Harold, this is very discouraging.
Like many others, I had high hopes that a multi-billion stimulus package would break open the market for broadband in dramatic ways.
The idea of requiring applicants to collect (proprietary!) census-block level data and then giving incumbents a 20-day right of reply turns “underserved” into a candidate for Orwellism of the year.
But I’m equally disappointed in Jess’s comment, as well. The knee-jerk response to regulatory capture is always to say, see regulation doesn’t work, best leave all decisions to the omniscient, invisible hand of the marketplace. I thank you for the gracious, informative response to the commenter, but I don’t understand how anyone could argue for a non-regulated telecom marketplace after the recent disasters emerging from the unregulated financial marketplace.
The forces that drive regulatory capture are as powerful and as predictable as gravity. But the iron low of gravity doesn’t mean that the only way to travel from Seattle to Chicago is by stagecoach. Airplanes fly because they were carefully designed to overcome gravity.

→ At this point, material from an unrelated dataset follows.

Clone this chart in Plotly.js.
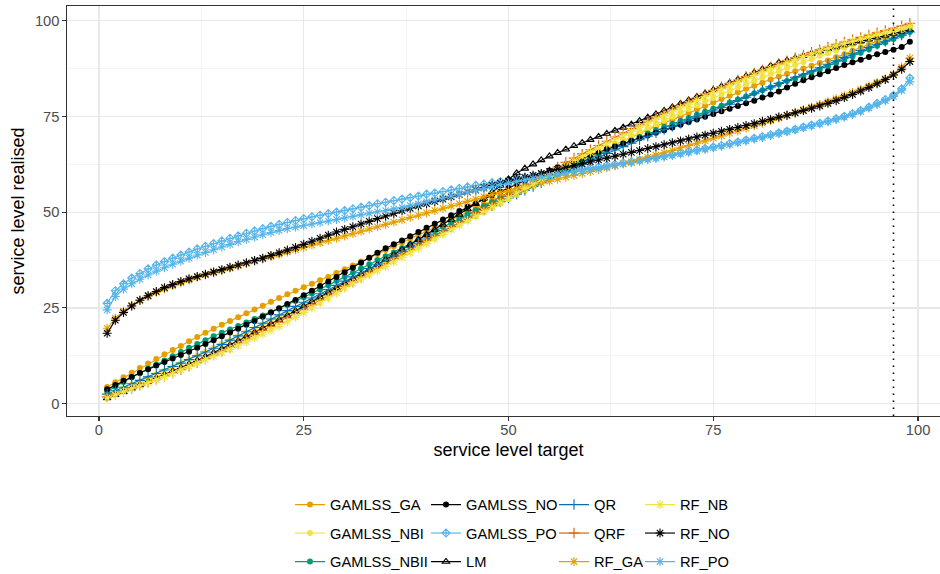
<!DOCTYPE html>
<html>
<head>
<meta charset="utf-8">
<script src="https://cdn.plot.ly/plotly-3.0.1.min.js"></script>
<style>
  html, body { margin: 0; padding: 0; background: #ffffff; overflow: hidden; }
  #chart { width: 950px; height: 574px; }
</style>
</head>
<body>
<div id="chart"></div>
<script>
// service level targets 1..99 (percent)
const target = Array.from({length: 99}, (_, i) => i + 1);

// realised service level per method
const GAMLSS_GA = [4.4,5.6,6.9,8.1,9.3,10.5,11.7,12.9,14.0,15.1,16.3,17.4,18.5,19.6,20.6,21.6,22.6,23.6,24.6,25.6,26.6,27.6,28.6,29.5,30.4,31.3,32.2,33.1,34.1,35.1,36.1,37.1,38.1,39.1,40.1,41.1,42.1,43.1,44.1,45.1,46.1,47.1,48.1,49.1,50.1,51.1,52.1,53.1,54.1,55.1,56.1,57.1,58.0,58.9,59.8,60.7,61.7,62.7,63.7,64.7,65.7,66.7,67.7,68.7,69.7,70.6,71.5,72.4,73.2,74.1,75.0,75.9,76.8,77.7,78.6,79.5,80.4,81.3,82.2,83.0,83.8,84.6,85.4,86.1,86.8,87.5,88.2,88.9,89.6,90.4,91.2,92.1,92.9,93.7,94.6,95.5,96.4,97.4,98.5];
const GAMLSS_NBI = [2.3,3.2,4.1,5.0,5.9,6.8,7.7,8.6,9.6,10.6,11.6,12.6,13.6,14.6,15.6,16.6,17.6,18.6,19.6,20.6,21.6,22.6,23.6,24.7,25.8,26.9,28.0,29.1,30.2,31.3,32.4,33.5,34.6,35.7,36.8,37.9,39.0,40.1,41.2,42.3,43.4,44.5,45.6,46.7,47.8,48.9,50.0,51.1,52.2,53.3,54.4,55.5,56.6,57.7,58.8,59.9,61.0,62.1,63.2,64.3,65.4,66.5,67.6,68.7,69.8,70.9,71.9,72.9,73.9,74.9,75.9,76.9,77.9,78.9,79.8,80.7,81.6,82.5,83.4,84.3,85.2,86.0,86.8,87.6,88.4,89.2,90.0,90.8,91.5,92.2,92.9,93.6,94.3,94.9,95.5,96.1,96.7,97.3,98.0];
const GAMLSS_NBII = [3.2,4.5,5.7,6.9,8.0,9.1,10.2,11.3,12.4,13.5,14.6,15.6,16.6,17.6,18.5,19.4,20.3,21.2,22.1,23.0,23.9,24.8,25.8,26.8,27.8,28.8,29.8,30.9,32.0,33.1,34.2,35.3,36.4,37.5,38.5,39.5,40.6,41.7,42.8,43.9,45.0,46.1,47.2,48.3,49.4,50.5,51.6,52.6,53.6,54.6,55.6,56.6,57.6,58.6,59.6,60.6,61.5,62.4,63.3,64.2,65.1,66.0,66.9,67.8,68.7,69.6,70.5,71.4,72.2,73.0,73.8,74.6,75.4,76.2,77.0,77.8,78.6,79.4,80.2,81.0,81.8,82.6,83.4,84.2,84.9,85.6,86.4,87.2,88.0,88.9,89.8,90.7,91.6,92.5,93.4,94.3,95.2,96.1,97.0];
const GAMLSS_NO = [3.75,4.9,6.0,7.0,8.0,9.0,10.0,10.9,11.8,12.7,13.6,14.6,15.6,16.6,17.6,18.6,19.6,20.6,21.6,22.7,23.8,24.9,26.0,27.1,28.3,29.5,30.7,31.9,33.1,34.3,35.5,36.8,38.1,39.4,40.6,41.6,42.6,43.7,44.8,45.9,47.0,48.1,49.2,50.3,51.4,52.4,53.4,54.4,55.4,56.4,57.3,58.2,59.1,60.0,60.9,61.7,62.5,63.3,64.1,64.9,65.7,66.5,67.2,67.9,68.6,69.3,70.0,70.7,71.4,72.1,72.8,73.5,74.2,74.9,75.6,76.3,77.0,77.7,78.4,79.1,79.9,80.7,81.5,82.5,83.5,84.4,85.2,86.0,86.8,87.6,88.4,89.1,89.8,90.5,91.2,91.8,92.4,93.1,94.5];
const GAMLSS_PO = [26.2,29.5,31.3,32.8,34.0,35.2,36.2,37.1,38.0,38.8,39.6,40.4,41.1,41.8,42.5,43.2,43.8,44.5,45.1,45.7,46.3,46.8,47.3,47.8,48.3,48.8,49.2,49.6,50.0,50.4,50.9,51.3,51.7,52.2,52.6,53.0,53.4,53.8,54.2,54.7,55.0,55.4,55.8,56.2,56.6,57.0,57.3,57.7,58.0,58.3,58.7,59.0,59.4,59.7,60.0,60.3,60.6,60.9,61.2,61.5,61.8,62.2,62.5,62.9,63.2,63.6,64.0,64.3,64.7,65.0,65.4,65.8,66.2,66.6,67.0,67.4,67.9,68.3,68.8,69.3,69.7,70.2,70.7,71.1,71.6,72.2,72.7,73.2,73.8,74.4,75.0,75.7,76.5,77.4,78.4,79.4,80.5,82.2,85.0];
const LM = [1.5,2.3,3.1,4.0,4.9,5.8,6.7,7.6,8.5,9.4,10.3,11.3,12.3,13.3,14.3,15.3,16.4,17.5,18.6,19.7,20.8,21.9,23.0,24.2,25.4,26.6,27.8,29.0,30.2,31.4,32.6,33.8,35.0,36.3,37.6,38.9,40.2,41.5,42.8,44.1,45.4,46.7,48.0,49.4,50.8,52.2,53.6,55.2,56.9,58.6,60.2,61.4,62.5,63.6,64.6,65.5,66.4,67.3,68.1,68.9,69.7,70.5,71.3,72.1,72.9,73.8,74.7,75.6,76.5,77.4,78.3,79.2,80.1,81.0,81.9,82.8,83.7,84.6,85.5,86.4,87.3,88.2,89.0,89.6,90.2,90.8,91.4,92.0,92.6,93.1,93.6,94.1,94.6,95.1,95.6,96.1,96.6,97.1,97.6];
const QR = [2.5,3.4,4.3,5.2,6.1,7.0,7.9,8.8,9.7,10.6,11.5,12.5,13.5,14.5,15.5,16.6,17.7,18.8,19.9,21.0,22.1,23.2,24.3,25.4,26.5,27.6,28.7,29.8,30.9,32.0,33.1,34.2,35.3,36.4,37.5,38.6,39.7,40.8,41.9,43.0,44.1,45.2,46.3,47.4,48.5,49.6,50.7,51.7,52.7,53.7,54.7,55.7,56.7,57.7,58.7,59.7,60.7,61.7,62.6,63.5,64.4,65.3,66.2,67.1,68.0,68.9,69.8,70.7,71.6,72.4,73.2,74.0,74.8,75.6,76.4,77.3,78.2,79.1,80.0,80.9,81.8,82.7,83.6,84.4,85.2,86.0,86.8,87.7,88.6,89.5,90.4,91.3,92.2,93.0,93.8,94.6,95.4,96.2,97.0];
const QRF = [1.8,2.5,3.2,4.0,4.8,5.6,6.4,7.2,8.0,8.9,9.8,10.7,11.7,12.7,13.7,14.7,15.8,16.9,18.0,19.1,20.2,21.3,22.4,23.5,24.6,25.8,27.0,28.2,29.4,30.6,31.8,33.0,34.2,35.4,36.6,37.8,39.0,40.2,41.4,42.6,43.8,45.0,46.2,47.4,48.6,49.8,51.0,52.2,53.4,54.6,55.8,57.0,58.2,59.4,60.6,61.8,63.0,64.1,65.2,66.3,67.4,68.5,69.6,70.7,71.8,72.8,73.8,74.8,75.8,76.8,77.8,78.8,79.8,80.8,81.8,82.7,83.6,84.5,85.4,86.3,87.1,87.9,88.7,89.5,90.3,91.0,91.7,92.4,93.1,93.8,94.4,95.0,95.6,96.2,96.8,97.4,98.0,98.6,99.3];
const RF_GA = [19.7,22.3,24.2,25.7,27.0,28.1,29.1,30.0,30.8,31.6,32.3,33.0,33.6,34.2,34.8,35.4,36.0,36.6,37.2,37.8,38.4,39.0,39.6,40.2,40.8,41.4,42.0,42.6,43.2,43.8,44.4,45.0,45.6,46.2,46.8,47.4,48.0,48.6,49.2,49.8,50.4,51.0,51.6,52.2,52.8,53.4,54.0,54.6,55.1,55.6,56.1,56.6,57.1,57.6,58.1,58.6,59.1,59.6,60.1,60.6,61.1,61.6,62.1,62.6,63.1,63.7,64.3,64.9,65.5,66.1,66.8,67.4,68.0,68.6,69.3,69.9,70.6,71.2,71.9,72.6,73.2,73.9,74.6,75.3,76.0,76.7,77.4,78.1,78.8,79.6,80.4,81.2,82.0,82.9,83.8,84.8,86.0,87.8,90.2];
const RF_NB = [1.5,2.3,3.1,3.9,4.7,5.5,6.3,7.1,7.9,8.8,9.7,10.6,11.5,12.4,13.3,14.2,15.2,16.2,17.2,18.2,19.2,20.2,21.4,22.6,23.8,25.0,26.3,27.6,28.9,30.2,31.4,32.5,33.6,34.7,35.8,37.0,38.2,39.4,40.6,41.8,43.0,44.2,45.4,46.6,47.8,49.0,50.2,51.4,52.6,53.8,55.0,56.2,57.4,58.6,59.8,61.0,62.2,63.4,64.5,65.6,66.7,67.8,68.9,70.0,71.1,72.2,73.2,74.2,75.2,76.2,77.2,78.2,79.2,80.2,81.2,82.1,83.0,83.9,84.8,85.7,86.6,87.4,88.2,89.0,89.8,90.6,91.3,92.0,92.7,93.4,94.0,94.6,95.2,95.8,96.4,96.9,97.4,97.9,98.5];
const RF_NO = [18.4,21.8,23.8,25.5,27.0,28.2,29.3,30.3,31.1,31.9,32.6,33.2,33.8,34.4,35.0,35.6,36.2,36.8,37.4,38.0,38.7,39.4,40.1,40.8,41.6,42.4,43.2,44.0,44.8,45.5,46.2,46.9,47.6,48.3,49.0,49.7,50.4,51.0,51.6,52.2,52.8,53.4,54.0,54.6,55.2,55.8,56.4,57.0,57.6,58.1,58.6,59.1,59.6,60.1,60.6,61.1,61.6,62.1,62.6,63.1,63.6,64.1,64.6,65.1,65.6,66.1,66.6,67.1,67.6,68.1,68.6,69.1,69.6,70.1,70.6,71.1,71.6,72.1,72.6,73.1,73.7,74.2,74.8,75.3,75.9,76.5,77.1,77.7,78.4,79.1,79.9,80.7,81.6,82.5,83.5,84.6,85.8,87.3,89.3];
const RF_PO = [24.5,28.0,29.9,31.3,32.5,33.6,34.6,35.5,36.4,37.2,38.0,38.8,39.5,40.2,40.9,41.6,42.3,42.9,43.5,44.1,44.7,45.2,45.7,46.1,46.5,46.9,47.3,47.7,48.1,48.5,48.9,49.3,49.7,50.1,50.4,50.8,51.2,51.7,52.2,52.7,53.2,53.7,54.2,54.7,55.2,55.7,56.2,56.7,57.2,57.6,58.0,58.4,58.8,59.2,59.5,59.9,60.2,60.5,60.8,61.2,61.5,61.9,62.2,62.6,62.9,63.3,63.7,64.0,64.4,64.8,65.2,65.6,66.0,66.4,66.8,67.2,67.6,68.1,68.6,69.1,69.5,70.0,70.5,71.0,71.5,72.0,72.5,73.0,73.6,74.2,74.8,75.5,76.3,77.2,78.1,79.1,80.2,81.8,84.0];

const xTicks = [0, 25, 50, 75, 100];
const yTicks = [0, 25, 50, 75, 100];
const referenceTarget = 97;

// method name, values, colour, marker symbol, marker size, legend column, legend row
const methods = [
  ['GAMLSS_GA',   GAMLSS_GA,   '#E69F00', 'circle',             6,   0, 0],
  ['GAMLSS_NBI',  GAMLSS_NBI,  '#F0E442', 'circle',             6,   0, 1],
  ['GAMLSS_NBII', GAMLSS_NBII, '#009E73', 'circle',             6,   0, 2],
  ['GAMLSS_NO',   GAMLSS_NO,   '#000000', 'circle',             6,   1, 0],
  ['GAMLSS_PO',   GAMLSS_PO,   '#56B4E9', 'diamond-cross-open', 6.2, 1, 1],
  ['LM',          LM,          '#000000', 'triangle-up-open',   6.5, 1, 2],
  ['QR',          QR,          '#0072B2', 'cross-thin-open',    7.5, 2, 0],
  ['QRF',         QRF,         '#D55E00', 'cross-thin-open',    7.5, 2, 1],
  ['RF_GA',       RF_GA,       '#E69F00', 'asterisk-open',      7.5, 2, 2],
  ['RF_NB',       RF_NB,       '#F0E442', 'asterisk-open',      7.5, 3, 0],
  ['RF_NO',       RF_NO,       '#000000', 'asterisk-open',      7.5, 3, 1],
  ['RF_PO',       RF_PO,       '#56B4E9', 'asterisk-open',      7.5, 3, 2]
];

// figure geometry (px)
const W = 950, H = 574;
const M = {l: 67, r: 0, t: 6, b: 158};
const plotW = W - M.l - M.r, plotH = H - M.t - M.b;
const colKey = [310, 446, 574, 660];   // centre of legend key symbols
const rowMid = [505, 533.5, 562];      // vertical centre of legend rows

function axisStyle(ticks, range, title, standoff, labelShift) {
  const step = ticks[1] - ticks[0];
  return {
    range: range, autorange: false,
    tickmode: 'linear', tick0: ticks[0], dtick: step,
    ticks: 'outside', ticklen: 3.5, tickwidth: 1.1, tickcolor: '#333333',
    tickfont: {size: 14.7, color: '#4D4D4D'},
    ticklabelstandoff: labelShift,
    showgrid: true, gridcolor: '#E8E8E8', gridwidth: 1.2,
    minor: {tickmode: 'linear', tick0: ticks[0], dtick: step / 2, showgrid: true,
            gridcolor: '#EDEDED', gridwidth: 0.6, ticks: ''},
    zeroline: false, automargin: false,
    showline: true, linecolor: '#333333', linewidth: 1.1, mirror: true,
    title: {text: title, font: {size: 18, color: '#000000'}, standoff: standoff}
  };
}

const traces = [];
const layout = {
  width: W, height: H,
  margin: {l: M.l, r: M.r, t: M.t, b: M.b, autoexpand: false},
  paper_bgcolor: '#ffffff',
  plot_bgcolor: '#ffffff',
  font: {family: '"Liberation Sans", Arial, sans-serif', color: '#000000'},
  showlegend: true,
  xaxis: axisStyle(xTicks, [-3.9, 103.9], 'service level target', 6, -3),
  yaxis: axisStyle(yTicks, [-3.2, 103.8], 'service level realised', 5, 0),
  shapes: [{
    type: 'line', xref: 'x', yref: 'paper',
    x0: referenceTarget, x1: referenceTarget, y0: 0, y1: 1,
    line: {color: '#000000', width: 1.6, dash: '1.6px,5.4px'}
  }]
};

methods.forEach((m, i) => {
  const [name, vals, color, symbol, size, col, row] = m;
  const legendId = i === 0 ? 'legend' : 'legend' + (i + 1);
  const open = symbol.endsWith('-open');
  traces.push({
    type: 'scatter', mode: 'lines+markers',
    name: name, x: target, y: vals,
    legend: legendId,
    line: {color: color, width: 1.15},
    marker: {color: color, symbol: symbol, size: size,
             line: {color: color, width: open ? 1.1 : 0}},
    hoverinfo: 'x+y+name'
  });
  layout[legendId] = {
    xref: 'paper', yref: 'paper',
    x: (colKey[col] - 20 - M.l) / plotW, xanchor: 'left',
    y: (H - M.b - rowMid[row]) / plotH, yanchor: 'middle',
    bgcolor: 'rgba(0,0,0,0)', borderwidth: 0,
    font: {size: 14.7, color: '#000000'}
  };
});

Plotly.newPlot('chart', traces, layout, {displayModeBar: false, staticPlot: true});
</script>
</body>
</html>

We need a broadband policy that’s been designed from the ground up to overcome precisely the kind of institutional and mental roadblocks you’ve outlined. It may be too late for this round of stimulus funding, but documenting the mistakes, pointing out the alternatives, and pushing for better implementation, both in the next round of funding and in the long-run creation of future broadband and media policy decision making must be an urgent priority.